物語シリーズから西尾維新の作品に触れるようになったので、その小説の紡ぎ方には興味があった。ただ、作者は発表する作品の量に反比例して自分を語ることが少ない。一日2万文字を打ち込む人なのに自分自身を語ることはあとがきの中に数行あるだけ。読者としてはかなりフラストレーションが貯まっていた。
そこへこの対談集だ。じっくり読ませていただいた。浮かび上がってきたのは内向的で物語を紡ぐこと以外は不慣れな32歳の青年の横顔だった。もしそこから小説家という要素を除いたら、コンビニの深夜帯で勤務するフリーターにしか見えないのではないか。そのくらい、他者との関わりを苦手とする今時の青年。
だが、決定的に違うのはその才能を構築するために注ぎ込むエネルギーだ。羽海野チカとの対談で才能はという話になり、その道のプロは1万時間の勉強なり経験を積む。そこから先はただ、1万時間を2万時間に、2万時間を5万時間に積み上げ続けるしかない、それができてしまうのが才能という、そんな話になる。それは結局、孤独な長い道のりだが、同じ結論を持っていても羽海野チカは深刻で、西尾維新は自然体に見える。そこに西尾維新の不可思議さがある。
5人の対談相手が選ばれたが実際の話しの長さはかなり違う。小林賢太郎は60頁、荒川弘は42頁、羽海野チカは50頁、辻村深月は56頁、堀江敏幸は35頁。長さで盛り上がりが決まるわけではないが、最後の堀江敏幸との対談は今一つかみ合わなかったように思う。ただ、堀江氏が悪いのでも西尾維新が悪いのでもなく単に遠慮が先に立って、打ち解ける前に時間切れになったようだ。年齢から言っても小説一筋の32歳と研究者兼小説家の49歳では見てきたものも背負っているものも違う。共通のフィールドを見つける前に終わったということか。
ただ、堀江氏は西尾作品の会話の面白さをボケとツッコミと表現している。これは氏なりのやさしさなのだろう。
他の対談もそれぞれ面白い。何より、西尾維新が自分を語るより対談相手に語らせているのが面白い。否定の無いところに自分自身を投影しており、そこが持ち味なのだと気づかされる。
いみじくも堀江氏は西尾維新とその主人公達のポジションを「間に立つ人」と表現した。けだし、慧眼というべきか。
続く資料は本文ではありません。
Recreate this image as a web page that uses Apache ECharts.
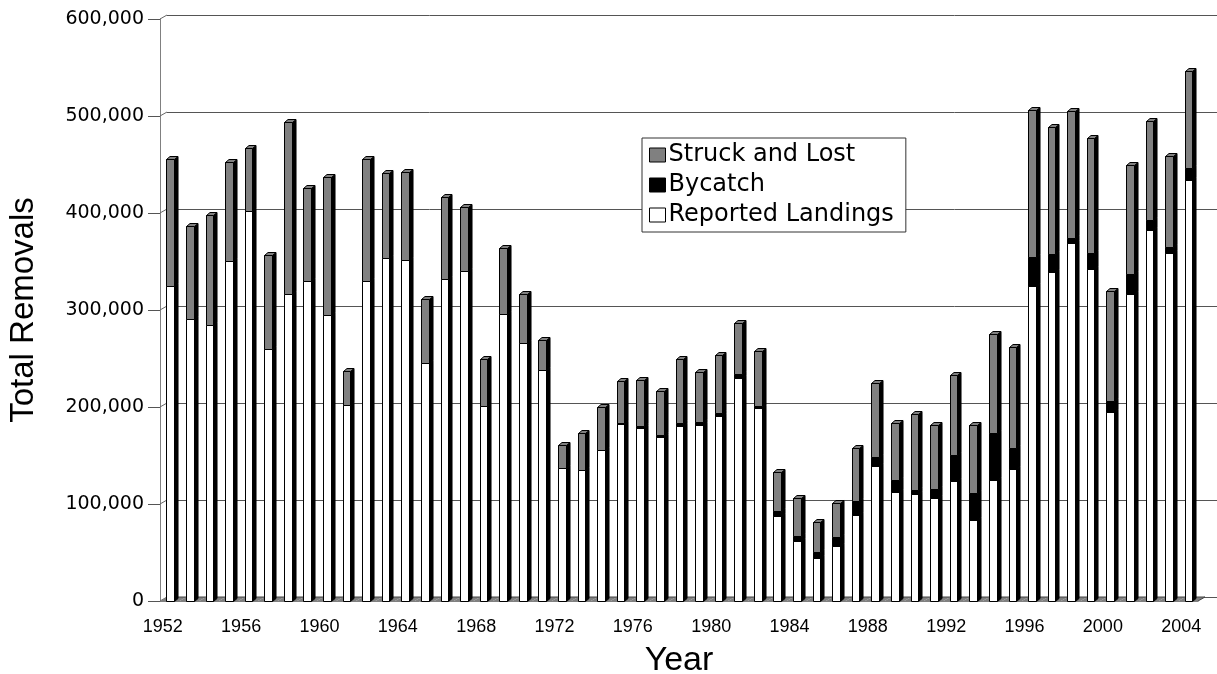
<!DOCTYPE html>
<html><head><meta charset="utf-8">
<script src="https://cdn.jsdelivr.net/npm/echarts@6/dist/echarts.min.js"></script>
<style>html,body{margin:0;padding:0;background:#fff}#c{width:1217px;height:674px}</style>
</head><body><div id="c"></div>
<script>
const years = ['1952','1953','1954','1955','1956','1957','1958','1959','1960','1961','1962','1963','1964','1965','1966','1967','1968','1969','1970','1971','1972','1973','1974','1975','1976','1977','1978','1979','1980','1981','1982','1983','1984','1985','1986','1987','1988','1989','1990','1991','1992','1993','1994','1995','1996','1997','1998','1999','2000','2001','2002','2003','2004'];
const landings = [325000,291000,285000,351000,402000,260000,317000,330000,295000,202000,330000,354000,352000,245000,332000,340000,201000,296000,266000,238000,137500,135500,156000,182500,178500,169500,180000,181500,191000,230000,199000,87500,61700,44000,56600,89000,139000,112400,109800,105700,123800,83600,125000,136000,325000,338800,368600,342000,194800,316600,382700,358700,433800];
const bycatch = [0,0,0,0,0,0,0,0,0,0,0,0,0,0,0,0,0,0,0,0,0,0,0,1500,2000,2000,3000,3000,3000,4000,2500,5500,5200,6200,9000,14000,9500,12000,5000,9500,26500,28200,48500,22000,30000,19000,5500,16700,11000,20500,10300,5800,13000];
const struck = [131000,96000,113000,102000,65000,97000,177000,96000,142000,35000,126000,87000,90000,66000,84000,66000,48000,68000,51000,31000,23000,38100,44000,43000,47500,44500,67000,51500,60000,53000,56000,40000,39400,31400,35500,55100,76100,59000,78300,65900,82200,70000,101900,104300,151000,130900,130900,118300,114200,112900,101900,94000,99200];
const yTicks = [0,100000,200000,300000,400000,500000,600000];

const WALL_DX = 7, WALL_DY = 4;
const GRAY = '#808080';

function crisp(v){ return Math.round(v) + 0.5; }

function barRender(getBase, getTop, fill, cap) {
  return function (params, api) {
    const i = params.dataIndex;
    const base = getBase(i), top = getTop(i);
    if (!(top - base > 0)) return null;
    const bw = api.size([1, 0])[0];
    const c = api.coord([i, base]);
    const t = api.coord([i, top]);
    const fw = bw * 0.39, dx = bw * 0.18, dy = 3;
    const x0 = crisp(c[0] - fw * 0.45), x1 = crisp(c[0] + fw * 0.55);
    const yb = crisp(c[1]), yt = crisp(t[1]);
    const children = [
      { type: 'polygon', shape: { points: [[x1, yb], [x1 + dx, yb - dy], [x1 + dx, yt - dy], [x1, yt]] },
        style: { fill: '#000', stroke: '#000', lineWidth: 1 } },
      { type: 'rect', shape: { x: x0, y: yt, width: x1 - x0, height: yb - yt },
        style: { fill: fill, stroke: '#000', lineWidth: 1 } }
    ];
    if (cap) children.push({ type: 'polygon', shape: { points: [[x0, yt], [x0 + dx, yt - dy], [x1 + dx, yt - dy], [x1, yt]] },
        style: { fill: fill, stroke: '#000', lineWidth: 1 } });
    return { type: 'group', children: children };
  };
}

const chart = echarts.init(document.getElementById('c'), null, { renderer: 'canvas' });
const idx = years.map((y, i) => i);

chart.setOption({
  animation: false,
  backgroundColor: '#fff',
  grid: [
    { left: 160, top: 19, right: 19, bottom: 73, containLabel: false, outerBoundsMode: 'none' },
    { left: 167, top: 15, right: 0, bottom: 77, containLabel: false, outerBoundsMode: 'none' }
  ],
  legend: {
    data: ['Struck and Lost', 'Bycatch', 'Reported Landings'],
    orient: 'vertical', left: 642, top: 138,
    padding: [5, 12, 5, 7], itemGap: 6, itemWidth: 16, itemHeight: 14,
    borderColor: '#333', borderWidth: 1, backgroundColor: '#fff',
    icon: 'rect',
    itemStyle: { borderColor: '#000', borderWidth: 1 },
    textStyle: { fontFamily: 'DejaVu Sans', fontSize: 24, color: '#000', lineHeight: 24, padding: [0, 0, 0, -2] },
    selectedMode: false
  },
  xAxis: [
    { type: 'category', gridIndex: 0, data: years, boundaryGap: true,
      name: 'Year', nameLocation: 'middle', nameGap: 43,
      nameTextStyle: { fontFamily: 'Liberation Sans', fontSize: 34, color: '#000' },
      axisLine: { lineStyle: { color: '#808080', width: 1 } },
      axisTick: { interval: 0, length: 10, lineStyle: { color: '#555' } },
      axisLabel: { interval: 3, margin: 17, fontFamily: 'Liberation Sans', fontSize: 18, color: '#000', padding: [0, 14, 0, 0] },
      splitLine: { show: false } },
    { type: 'value', gridIndex: 1, show: false, min: 0, max: 1 }
  ],
  yAxis: [
    { type: 'value', gridIndex: 0, min: 0, max: 600000, interval: 100000,
      name: 'Total Removals', nameLocation: 'middle', nameGap: 120,
      nameTextStyle: { fontFamily: 'Liberation Sans', fontSize: 33, color: '#000' },
      axisLine: { show: true, lineStyle: { color: '#808080', width: 1 } },
      axisTick: { show: true, length: 12, lineStyle: { color: '#555' } },
      axisLabel: { margin: 16, fontFamily: 'DejaVu Sans', fontSize: 19, color: '#000',
        formatter: v => v.toLocaleString('en-US') },
      splitLine: { show: false } },
    { type: 'value', gridIndex: 1, min: 0, max: 600000, interval: 100000,
      axisLine: { show: false }, axisTick: { show: false }, axisLabel: { show: false },
      splitLine: { show: true, lineStyle: { color: '#555', width: 1 } } }
  ],
  series: [
    { type: 'custom', name: 'wall', xAxisIndex: 0, yAxisIndex: 0, z: 1, silent: true,
      data: yTicks.map(v => [0, v]),
      renderItem: function (params, api) {
        const y = api.coord([0, api.value(1)])[1];
        const x = params.coordSys.x;
        return { type: 'line', shape: { x1: x, y1: y, x2: x + WALL_DX, y2: y - WALL_DY },
          style: { stroke: '#666', lineWidth: 1 } };
      } },
    { type: 'custom', name: 'floor', xAxisIndex: 0, yAxisIndex: 0, z: 1, silent: true,
      data: idx.map(i => [i, 0]),
      renderItem: function (params, api) {
        const i = params.dataIndex;
        const bw = api.size([1, 0])[0];
        const c = api.coord([i, 0]);
        const l = c[0] - bw / 2, r = c[0] + bw / 2;
        const y = c[1];
        const children = [{ type: 'polygon', shape: { points: [[l, y], [r, y], [r + WALL_DX, y - WALL_DY], [l + WALL_DX, y - WALL_DY]] },
          style: { fill: GRAY, stroke: null } }];
        children.push({ type: 'line', shape: { x1: l + WALL_DX, y1: y - WALL_DY, x2: r + WALL_DX, y2: y - WALL_DY }, style: { stroke: '#444', lineWidth: 1 } });
        if (i === years.length - 1) children.push({ type: 'line', shape: { x1: r, y1: y, x2: r + WALL_DX, y2: y - WALL_DY }, style: { stroke: '#444', lineWidth: 1 } });
        return { type: 'group', children: children };
      } },
    { type: 'custom', name: 'Reported Landings', z: 3,
      itemStyle: { color: '#fff' },
      data: idx.map(i => [i, landings[i]]),
      renderItem: barRender(i => 0, i => landings[i], '#fff', false) },
    { type: 'custom', name: 'Bycatch', z: 3,
      itemStyle: { color: '#000' },
      data: idx.map(i => [i, landings[i] + bycatch[i]]),
      renderItem: barRender(i => landings[i], i => landings[i] + bycatch[i], '#000', false) },
    { type: 'custom', name: 'Struck and Lost', z: 3,
      itemStyle: { color: GRAY },
      data: idx.map(i => [i, landings[i] + bycatch[i] + struck[i]]),
      renderItem: barRender(i => landings[i] + bycatch[i], i => landings[i] + bycatch[i] + struck[i], GRAY, true) }
  ]
});
</script></body></html>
西尾維新は意外と色んな所で色んなクリエイター相手に対談をしてきていますが、今回対談集として出版されたものは、過去の対談の収録ではなく、全てが録り下ろしのもの。

今回の対談相手として選ばれたのは、
漫画界の第一線で活躍する荒川弘・羽海野チカという二名の女性マンガ家。
西尾維新と同じメフィスト賞出身で、直木賞まで手にした辻村深月。
純文学のフィールドで、芥川賞をはじめあらゆる賞を手にした堀江敏幸。
ラーメンズとしての活動が最も有名だが、様々な分野で表現活動を行う小林賢太郎。
と、バラエティに富みつつも、西尾維新の活躍するフィールドと丸かぶりでなく、かつどこかで西尾維新の表現と地続きな面々。
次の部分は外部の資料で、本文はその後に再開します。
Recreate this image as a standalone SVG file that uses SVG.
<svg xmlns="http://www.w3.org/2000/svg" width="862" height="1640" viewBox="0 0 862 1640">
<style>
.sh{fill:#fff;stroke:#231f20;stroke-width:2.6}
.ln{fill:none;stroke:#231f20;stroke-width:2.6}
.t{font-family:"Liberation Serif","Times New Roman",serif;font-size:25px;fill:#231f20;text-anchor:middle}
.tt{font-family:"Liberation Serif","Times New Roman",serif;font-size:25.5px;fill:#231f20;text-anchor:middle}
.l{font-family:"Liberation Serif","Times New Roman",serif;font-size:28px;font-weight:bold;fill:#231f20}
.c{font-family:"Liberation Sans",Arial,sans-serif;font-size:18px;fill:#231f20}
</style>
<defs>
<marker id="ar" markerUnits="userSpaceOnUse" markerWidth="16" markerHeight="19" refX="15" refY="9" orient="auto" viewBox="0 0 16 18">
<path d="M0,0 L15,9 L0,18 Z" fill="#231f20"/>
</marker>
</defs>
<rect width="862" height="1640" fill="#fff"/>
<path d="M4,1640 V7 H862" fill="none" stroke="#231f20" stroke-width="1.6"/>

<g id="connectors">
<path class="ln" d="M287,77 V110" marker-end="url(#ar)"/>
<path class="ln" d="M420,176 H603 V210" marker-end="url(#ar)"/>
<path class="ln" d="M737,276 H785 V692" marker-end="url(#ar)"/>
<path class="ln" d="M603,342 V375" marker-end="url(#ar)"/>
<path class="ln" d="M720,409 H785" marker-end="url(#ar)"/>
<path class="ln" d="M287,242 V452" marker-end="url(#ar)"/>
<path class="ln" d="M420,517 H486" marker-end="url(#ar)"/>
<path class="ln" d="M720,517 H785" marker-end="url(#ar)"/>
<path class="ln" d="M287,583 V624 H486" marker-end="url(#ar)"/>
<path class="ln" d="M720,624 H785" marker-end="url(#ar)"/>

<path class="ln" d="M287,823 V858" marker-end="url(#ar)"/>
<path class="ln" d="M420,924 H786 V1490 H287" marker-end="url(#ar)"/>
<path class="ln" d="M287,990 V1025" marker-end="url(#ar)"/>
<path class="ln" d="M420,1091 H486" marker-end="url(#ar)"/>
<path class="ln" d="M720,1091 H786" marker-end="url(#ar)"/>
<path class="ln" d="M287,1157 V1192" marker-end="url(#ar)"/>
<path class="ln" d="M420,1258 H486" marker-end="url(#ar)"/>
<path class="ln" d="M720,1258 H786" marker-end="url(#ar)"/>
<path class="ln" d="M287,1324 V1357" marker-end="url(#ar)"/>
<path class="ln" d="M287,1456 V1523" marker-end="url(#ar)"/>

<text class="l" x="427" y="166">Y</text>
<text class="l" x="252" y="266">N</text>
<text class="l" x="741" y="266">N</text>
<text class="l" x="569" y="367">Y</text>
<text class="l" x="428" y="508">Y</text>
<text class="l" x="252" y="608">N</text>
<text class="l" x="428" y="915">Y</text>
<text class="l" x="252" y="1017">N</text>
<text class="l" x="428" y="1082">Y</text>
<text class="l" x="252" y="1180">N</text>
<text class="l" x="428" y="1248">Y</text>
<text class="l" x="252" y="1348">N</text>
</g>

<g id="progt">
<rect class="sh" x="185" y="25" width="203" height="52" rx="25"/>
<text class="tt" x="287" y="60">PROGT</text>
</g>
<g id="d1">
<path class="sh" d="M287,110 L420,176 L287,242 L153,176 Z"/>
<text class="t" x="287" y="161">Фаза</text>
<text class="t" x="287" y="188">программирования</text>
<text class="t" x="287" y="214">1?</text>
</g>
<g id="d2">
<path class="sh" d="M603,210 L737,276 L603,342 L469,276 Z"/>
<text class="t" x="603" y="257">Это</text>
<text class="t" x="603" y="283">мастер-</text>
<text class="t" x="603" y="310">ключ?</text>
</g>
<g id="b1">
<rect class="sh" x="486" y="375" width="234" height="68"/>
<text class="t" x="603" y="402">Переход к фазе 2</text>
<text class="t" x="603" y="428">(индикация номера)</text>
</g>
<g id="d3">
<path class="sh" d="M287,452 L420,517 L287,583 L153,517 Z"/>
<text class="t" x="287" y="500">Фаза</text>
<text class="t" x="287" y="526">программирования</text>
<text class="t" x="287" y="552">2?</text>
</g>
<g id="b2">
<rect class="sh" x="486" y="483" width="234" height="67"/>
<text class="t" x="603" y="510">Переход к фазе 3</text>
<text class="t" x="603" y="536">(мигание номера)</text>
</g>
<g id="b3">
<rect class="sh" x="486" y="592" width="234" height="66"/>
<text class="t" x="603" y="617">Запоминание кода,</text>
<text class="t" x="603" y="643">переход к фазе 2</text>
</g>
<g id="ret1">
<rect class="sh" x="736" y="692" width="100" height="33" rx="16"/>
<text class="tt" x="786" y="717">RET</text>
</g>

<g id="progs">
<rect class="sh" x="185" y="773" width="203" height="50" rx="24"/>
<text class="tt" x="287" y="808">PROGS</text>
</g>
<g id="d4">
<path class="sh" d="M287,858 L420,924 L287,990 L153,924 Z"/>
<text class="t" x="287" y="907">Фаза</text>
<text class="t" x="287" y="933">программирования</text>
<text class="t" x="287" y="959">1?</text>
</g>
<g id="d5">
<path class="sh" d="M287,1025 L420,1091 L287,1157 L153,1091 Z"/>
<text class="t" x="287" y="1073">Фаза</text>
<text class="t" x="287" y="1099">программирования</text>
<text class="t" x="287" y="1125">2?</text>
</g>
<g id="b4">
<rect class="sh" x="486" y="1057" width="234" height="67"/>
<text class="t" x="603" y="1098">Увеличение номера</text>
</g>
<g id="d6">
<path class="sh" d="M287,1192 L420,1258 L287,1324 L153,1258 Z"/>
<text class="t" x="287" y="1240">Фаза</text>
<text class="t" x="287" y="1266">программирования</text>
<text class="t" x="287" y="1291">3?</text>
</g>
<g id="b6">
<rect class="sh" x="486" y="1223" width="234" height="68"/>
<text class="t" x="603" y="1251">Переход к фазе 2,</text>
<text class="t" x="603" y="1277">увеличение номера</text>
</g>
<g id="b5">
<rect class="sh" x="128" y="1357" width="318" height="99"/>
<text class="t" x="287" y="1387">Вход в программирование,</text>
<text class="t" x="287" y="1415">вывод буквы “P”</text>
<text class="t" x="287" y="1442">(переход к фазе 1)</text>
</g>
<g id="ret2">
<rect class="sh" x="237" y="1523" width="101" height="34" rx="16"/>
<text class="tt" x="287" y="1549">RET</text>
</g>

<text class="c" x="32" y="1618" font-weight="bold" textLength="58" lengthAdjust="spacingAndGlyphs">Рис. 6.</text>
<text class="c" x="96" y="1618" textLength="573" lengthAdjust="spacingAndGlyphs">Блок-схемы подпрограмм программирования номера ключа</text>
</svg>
やはりクリエイター同士の対談ということなので、展開されるのはお互いのクリエイターとしての引き出しを開け合う話が主です。
どうしても作家同士の対談は「手品師のネタばらし」的な側面を含みますので、そのようなものを知りたくない、純粋に作品だけを楽しみたいというタイプのファンは回避推奨ですし、逆にそういう楽屋裏をこそ覗きたいという人にとっては、とても楽しめる一冊になっています。
作品のトリッキーさとは対照的に、ごくごくまともで真摯な対談として成立しています。

主な購買層はやはり西尾維新ファンになると思いますが、どちらかがインタビュワー、ホストとなるという形式ではなく、お互い対等にボールを投げ合う形での対談ですので、対談相手の名前も作品も知らないというのであれば、魅力は半減すると思われます。
五名中三人を知っていれば買っていいのではないでしょうか。